Photo courtesy of Wikimedia Commons
Photo courtesy of Wikimedia Commons

“How We Get Free”: We need Black power

Shirley Chisholm is often venerated as a predecessor to Harris. Perhaps in name—in 1968 she became the first Black woman in Congress and the first to run for presidential nomination—but I would argue that is where most of the similarities end. Some might retell Chisholm’s story through a lens of Black excellence, but I believe it is more accurately understood through a lens of Black empowerment. She ran as the candidate of the people—her explicit goal was to empower women and Black and Brown populations, not gain a seat of power. 


Chisholm did not win the bid for nomination, but she did unite Black and Brown folks under a united goal. If our ultimate aim is to free all of us, we should do so within ourselves first. Redefine what success means, trade excellence for empowerment. 


I distinctly remember the year Barack Obama was sworn into office. I was five, attending a predominantly Black and Latino elementary school. Above the entrance of the school's library was a poster of the then-president with one word on it: change. You’ve probably seen it before—Obama looks into some far-off distance, his face casted in the hues of the United States flag. 

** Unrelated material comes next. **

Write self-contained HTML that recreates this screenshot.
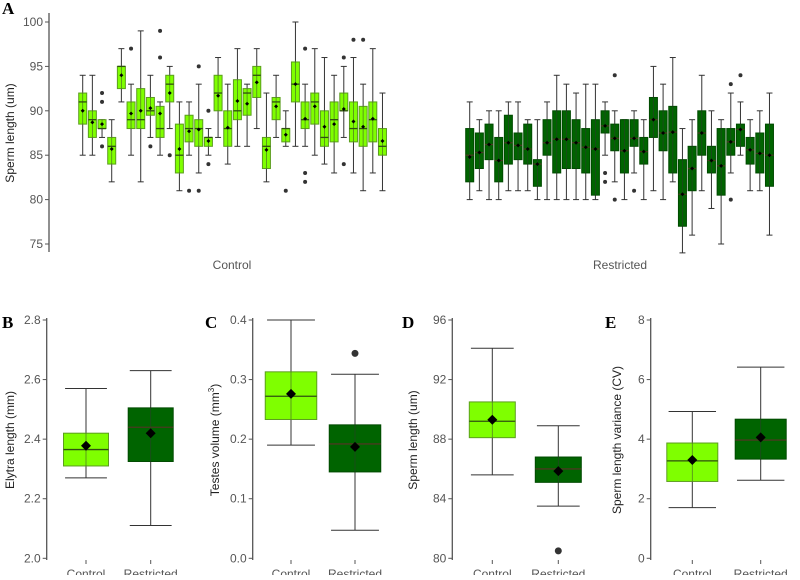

I remember the way my tiny heart swelled with pride each time I passed it—the possibilities, the heights that Blackness could reach seemed endless. At that time, there was no difference between him or Malcom X for me. They were jumbled together in a narrative of ever-excelling Blackness that challenged white systems of power.    


It wasn’t until high school (and it wasn’t inside the classroom) that I learned that Obama approved 563 drone strikes that murdered approximately 3,797 people in Pakistan, Somalia and Yemen. How much more extreme is Harris’ vocal support for Israel, a settler-colony that has been blatant about its genocidal campaign against Palestinians, or her declaration that under her the U.S. would have “the most lethal military in the world”? 


That is what our deference to Black faces in high places can bring us to accept. Elite Blackness will not bring an end to U.S. terror against Black and Brown folks internationally. In this way, it is no better than white supremacy in Black face. The boomerang of global terror will most definitely circle back here. For many Black people, it never left. 


What are we doing between each election cycle to protect one another? How are we building a different kind of power that honors the seeds of liberation left behind for us? With yet another white supremacist holding office, let us use this opportunity to not just reflect, but take action to build the future that we want—join an organization that’s committed to bringing communities together and building power that’s not dependent on the government. Study the legacies of our Black radical ancestors.